▼▼▼
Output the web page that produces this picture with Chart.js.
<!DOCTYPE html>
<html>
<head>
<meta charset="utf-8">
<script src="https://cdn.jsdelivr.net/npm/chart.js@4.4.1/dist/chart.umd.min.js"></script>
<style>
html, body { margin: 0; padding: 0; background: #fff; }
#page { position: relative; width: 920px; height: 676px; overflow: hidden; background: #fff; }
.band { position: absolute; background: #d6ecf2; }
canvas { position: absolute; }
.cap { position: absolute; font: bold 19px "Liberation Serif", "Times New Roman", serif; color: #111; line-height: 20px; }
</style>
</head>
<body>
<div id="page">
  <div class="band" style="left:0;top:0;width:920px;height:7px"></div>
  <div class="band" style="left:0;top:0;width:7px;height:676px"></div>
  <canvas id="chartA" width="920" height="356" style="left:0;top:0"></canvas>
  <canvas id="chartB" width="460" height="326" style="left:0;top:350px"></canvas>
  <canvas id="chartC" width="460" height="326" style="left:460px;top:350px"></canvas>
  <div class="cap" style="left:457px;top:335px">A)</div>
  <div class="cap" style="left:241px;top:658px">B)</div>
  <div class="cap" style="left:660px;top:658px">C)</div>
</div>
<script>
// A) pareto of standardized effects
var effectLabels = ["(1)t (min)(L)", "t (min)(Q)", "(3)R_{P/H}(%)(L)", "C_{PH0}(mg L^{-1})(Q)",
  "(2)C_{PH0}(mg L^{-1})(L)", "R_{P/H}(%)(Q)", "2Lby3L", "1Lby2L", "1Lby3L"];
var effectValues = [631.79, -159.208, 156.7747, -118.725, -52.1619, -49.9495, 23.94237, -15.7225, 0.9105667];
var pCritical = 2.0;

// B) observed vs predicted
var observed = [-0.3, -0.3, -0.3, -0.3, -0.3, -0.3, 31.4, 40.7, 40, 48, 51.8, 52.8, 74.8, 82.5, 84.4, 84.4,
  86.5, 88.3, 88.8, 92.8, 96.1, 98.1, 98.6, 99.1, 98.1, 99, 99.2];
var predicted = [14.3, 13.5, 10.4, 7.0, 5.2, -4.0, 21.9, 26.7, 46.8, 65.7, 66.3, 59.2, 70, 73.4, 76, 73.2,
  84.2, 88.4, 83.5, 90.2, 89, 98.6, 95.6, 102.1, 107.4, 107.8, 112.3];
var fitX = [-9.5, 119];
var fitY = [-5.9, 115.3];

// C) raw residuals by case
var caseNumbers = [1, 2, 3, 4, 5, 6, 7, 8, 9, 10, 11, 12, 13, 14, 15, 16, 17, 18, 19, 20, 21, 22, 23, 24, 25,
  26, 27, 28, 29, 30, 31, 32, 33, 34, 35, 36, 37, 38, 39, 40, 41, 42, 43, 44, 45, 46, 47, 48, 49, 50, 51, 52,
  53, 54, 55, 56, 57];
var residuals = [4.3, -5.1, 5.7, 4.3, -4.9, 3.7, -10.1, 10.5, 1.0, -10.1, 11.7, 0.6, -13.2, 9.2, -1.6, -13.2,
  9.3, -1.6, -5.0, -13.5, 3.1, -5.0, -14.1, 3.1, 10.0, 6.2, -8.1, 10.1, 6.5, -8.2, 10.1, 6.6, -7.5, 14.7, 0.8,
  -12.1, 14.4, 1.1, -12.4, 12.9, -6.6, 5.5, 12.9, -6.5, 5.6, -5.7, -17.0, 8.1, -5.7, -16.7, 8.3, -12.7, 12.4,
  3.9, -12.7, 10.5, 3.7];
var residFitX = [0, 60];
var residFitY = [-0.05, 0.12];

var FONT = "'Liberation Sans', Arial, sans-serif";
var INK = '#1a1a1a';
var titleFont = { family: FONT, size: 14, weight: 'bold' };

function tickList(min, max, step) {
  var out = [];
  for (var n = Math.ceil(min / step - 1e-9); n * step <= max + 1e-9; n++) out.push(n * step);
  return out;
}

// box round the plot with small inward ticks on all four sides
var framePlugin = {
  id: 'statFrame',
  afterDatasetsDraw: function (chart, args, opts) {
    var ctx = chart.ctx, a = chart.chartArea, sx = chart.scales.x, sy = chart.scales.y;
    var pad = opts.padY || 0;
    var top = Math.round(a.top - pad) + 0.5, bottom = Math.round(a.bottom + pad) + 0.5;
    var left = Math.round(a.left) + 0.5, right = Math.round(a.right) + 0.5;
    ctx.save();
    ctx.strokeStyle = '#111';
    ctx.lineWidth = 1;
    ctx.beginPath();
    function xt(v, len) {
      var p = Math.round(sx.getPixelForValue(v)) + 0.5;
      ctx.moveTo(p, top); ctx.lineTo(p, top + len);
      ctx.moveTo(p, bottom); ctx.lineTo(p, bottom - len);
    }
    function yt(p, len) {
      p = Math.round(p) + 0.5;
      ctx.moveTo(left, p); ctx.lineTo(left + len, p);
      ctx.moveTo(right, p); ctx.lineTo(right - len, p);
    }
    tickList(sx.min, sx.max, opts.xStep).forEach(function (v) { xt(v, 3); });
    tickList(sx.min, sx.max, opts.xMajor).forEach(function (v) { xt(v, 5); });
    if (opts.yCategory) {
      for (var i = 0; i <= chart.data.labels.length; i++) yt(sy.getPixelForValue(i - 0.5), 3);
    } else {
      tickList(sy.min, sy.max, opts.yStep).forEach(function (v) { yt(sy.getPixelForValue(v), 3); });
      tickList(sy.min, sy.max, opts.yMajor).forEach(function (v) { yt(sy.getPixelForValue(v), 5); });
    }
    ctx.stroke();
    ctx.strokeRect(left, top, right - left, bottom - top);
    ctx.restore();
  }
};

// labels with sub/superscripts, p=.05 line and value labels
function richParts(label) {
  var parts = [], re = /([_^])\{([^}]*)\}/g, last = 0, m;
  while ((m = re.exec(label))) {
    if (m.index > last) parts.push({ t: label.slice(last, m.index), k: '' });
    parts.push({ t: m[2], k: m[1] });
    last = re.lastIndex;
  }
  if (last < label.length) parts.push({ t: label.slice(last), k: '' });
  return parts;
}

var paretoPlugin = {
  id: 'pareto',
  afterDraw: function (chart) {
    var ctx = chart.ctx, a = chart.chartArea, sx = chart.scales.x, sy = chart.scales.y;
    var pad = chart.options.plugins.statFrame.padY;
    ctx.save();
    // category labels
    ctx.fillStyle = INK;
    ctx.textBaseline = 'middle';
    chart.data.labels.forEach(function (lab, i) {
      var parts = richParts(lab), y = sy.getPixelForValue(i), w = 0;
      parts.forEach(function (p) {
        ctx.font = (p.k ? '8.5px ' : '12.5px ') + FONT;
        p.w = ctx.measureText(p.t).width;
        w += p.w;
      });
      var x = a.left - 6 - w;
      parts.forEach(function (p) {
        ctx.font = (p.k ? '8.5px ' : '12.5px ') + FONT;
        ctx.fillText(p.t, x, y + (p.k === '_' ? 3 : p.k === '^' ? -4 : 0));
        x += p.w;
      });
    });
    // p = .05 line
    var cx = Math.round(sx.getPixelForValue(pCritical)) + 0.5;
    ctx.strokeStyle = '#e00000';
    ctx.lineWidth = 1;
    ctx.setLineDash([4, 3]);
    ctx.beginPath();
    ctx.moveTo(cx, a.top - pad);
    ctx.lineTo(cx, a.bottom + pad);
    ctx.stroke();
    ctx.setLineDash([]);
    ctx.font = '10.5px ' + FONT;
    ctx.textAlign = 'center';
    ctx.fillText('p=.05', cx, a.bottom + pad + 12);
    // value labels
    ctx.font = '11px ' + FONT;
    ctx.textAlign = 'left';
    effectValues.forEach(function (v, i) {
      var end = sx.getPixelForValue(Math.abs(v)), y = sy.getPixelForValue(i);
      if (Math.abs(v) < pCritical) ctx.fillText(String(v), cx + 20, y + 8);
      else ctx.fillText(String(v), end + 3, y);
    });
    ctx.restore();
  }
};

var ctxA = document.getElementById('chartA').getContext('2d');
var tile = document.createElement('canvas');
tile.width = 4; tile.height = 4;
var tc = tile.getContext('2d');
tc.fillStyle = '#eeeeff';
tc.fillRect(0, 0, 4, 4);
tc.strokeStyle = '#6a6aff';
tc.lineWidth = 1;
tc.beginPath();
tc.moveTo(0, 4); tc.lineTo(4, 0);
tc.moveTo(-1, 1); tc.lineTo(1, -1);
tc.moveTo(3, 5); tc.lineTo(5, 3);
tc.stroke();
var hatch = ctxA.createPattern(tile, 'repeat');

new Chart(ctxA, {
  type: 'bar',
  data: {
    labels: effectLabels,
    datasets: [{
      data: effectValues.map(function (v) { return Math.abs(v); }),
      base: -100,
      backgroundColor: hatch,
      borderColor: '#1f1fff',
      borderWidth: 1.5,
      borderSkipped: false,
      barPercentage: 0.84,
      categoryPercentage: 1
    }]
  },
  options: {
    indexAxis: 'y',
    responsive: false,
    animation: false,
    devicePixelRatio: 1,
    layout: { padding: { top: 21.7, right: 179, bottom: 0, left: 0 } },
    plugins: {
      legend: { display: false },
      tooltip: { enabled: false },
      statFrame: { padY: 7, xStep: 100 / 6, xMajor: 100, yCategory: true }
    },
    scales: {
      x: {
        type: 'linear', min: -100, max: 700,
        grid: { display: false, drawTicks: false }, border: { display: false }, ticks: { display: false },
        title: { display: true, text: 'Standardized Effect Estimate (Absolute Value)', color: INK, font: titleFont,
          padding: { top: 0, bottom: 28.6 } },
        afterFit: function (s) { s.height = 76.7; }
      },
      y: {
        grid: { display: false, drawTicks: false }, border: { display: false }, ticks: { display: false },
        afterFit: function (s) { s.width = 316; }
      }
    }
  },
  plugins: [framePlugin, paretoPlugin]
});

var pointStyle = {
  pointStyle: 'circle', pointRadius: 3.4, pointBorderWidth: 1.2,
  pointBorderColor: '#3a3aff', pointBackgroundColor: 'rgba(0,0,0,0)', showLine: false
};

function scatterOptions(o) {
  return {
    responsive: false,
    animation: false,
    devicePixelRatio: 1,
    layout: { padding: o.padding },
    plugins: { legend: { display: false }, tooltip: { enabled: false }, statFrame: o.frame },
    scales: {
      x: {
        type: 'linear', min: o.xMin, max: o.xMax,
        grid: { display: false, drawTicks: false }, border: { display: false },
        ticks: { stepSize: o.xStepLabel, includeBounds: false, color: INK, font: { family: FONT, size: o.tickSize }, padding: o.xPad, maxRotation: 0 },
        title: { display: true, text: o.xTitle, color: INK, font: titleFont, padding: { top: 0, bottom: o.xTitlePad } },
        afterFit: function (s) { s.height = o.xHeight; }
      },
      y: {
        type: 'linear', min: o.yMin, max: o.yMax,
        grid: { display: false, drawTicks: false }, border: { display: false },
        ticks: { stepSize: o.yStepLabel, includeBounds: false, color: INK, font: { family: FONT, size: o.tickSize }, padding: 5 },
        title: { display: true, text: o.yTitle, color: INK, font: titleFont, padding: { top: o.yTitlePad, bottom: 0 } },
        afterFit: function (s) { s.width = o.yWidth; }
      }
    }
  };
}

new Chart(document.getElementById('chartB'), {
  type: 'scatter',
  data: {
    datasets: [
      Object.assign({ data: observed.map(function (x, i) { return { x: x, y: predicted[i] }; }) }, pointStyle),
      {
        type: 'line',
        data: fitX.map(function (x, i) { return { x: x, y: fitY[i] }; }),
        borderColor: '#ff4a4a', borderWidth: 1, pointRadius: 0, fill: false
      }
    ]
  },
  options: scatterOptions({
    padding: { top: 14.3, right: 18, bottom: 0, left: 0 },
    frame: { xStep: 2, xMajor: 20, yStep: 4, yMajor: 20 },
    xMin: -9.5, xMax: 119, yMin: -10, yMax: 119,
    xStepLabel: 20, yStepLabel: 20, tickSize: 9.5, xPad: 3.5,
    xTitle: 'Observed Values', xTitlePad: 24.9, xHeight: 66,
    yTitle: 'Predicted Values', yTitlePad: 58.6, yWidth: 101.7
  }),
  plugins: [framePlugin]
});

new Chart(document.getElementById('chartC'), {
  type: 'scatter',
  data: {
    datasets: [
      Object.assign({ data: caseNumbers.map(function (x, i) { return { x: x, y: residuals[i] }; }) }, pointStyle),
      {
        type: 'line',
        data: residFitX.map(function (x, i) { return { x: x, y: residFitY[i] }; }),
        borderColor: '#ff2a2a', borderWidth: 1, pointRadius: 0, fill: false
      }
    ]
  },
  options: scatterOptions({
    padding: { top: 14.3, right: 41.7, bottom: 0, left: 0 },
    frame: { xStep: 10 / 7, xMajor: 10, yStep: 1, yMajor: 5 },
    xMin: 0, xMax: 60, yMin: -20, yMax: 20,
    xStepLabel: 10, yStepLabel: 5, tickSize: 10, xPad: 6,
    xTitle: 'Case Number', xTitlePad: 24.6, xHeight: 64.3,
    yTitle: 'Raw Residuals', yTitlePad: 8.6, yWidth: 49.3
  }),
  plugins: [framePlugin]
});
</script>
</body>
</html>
▲▲▲
> _EXERCISE REQUIREMENTS_: Tally up the lines holding the string "with" in this listing, and report the total alone.

> _THE OUTPUT_: 3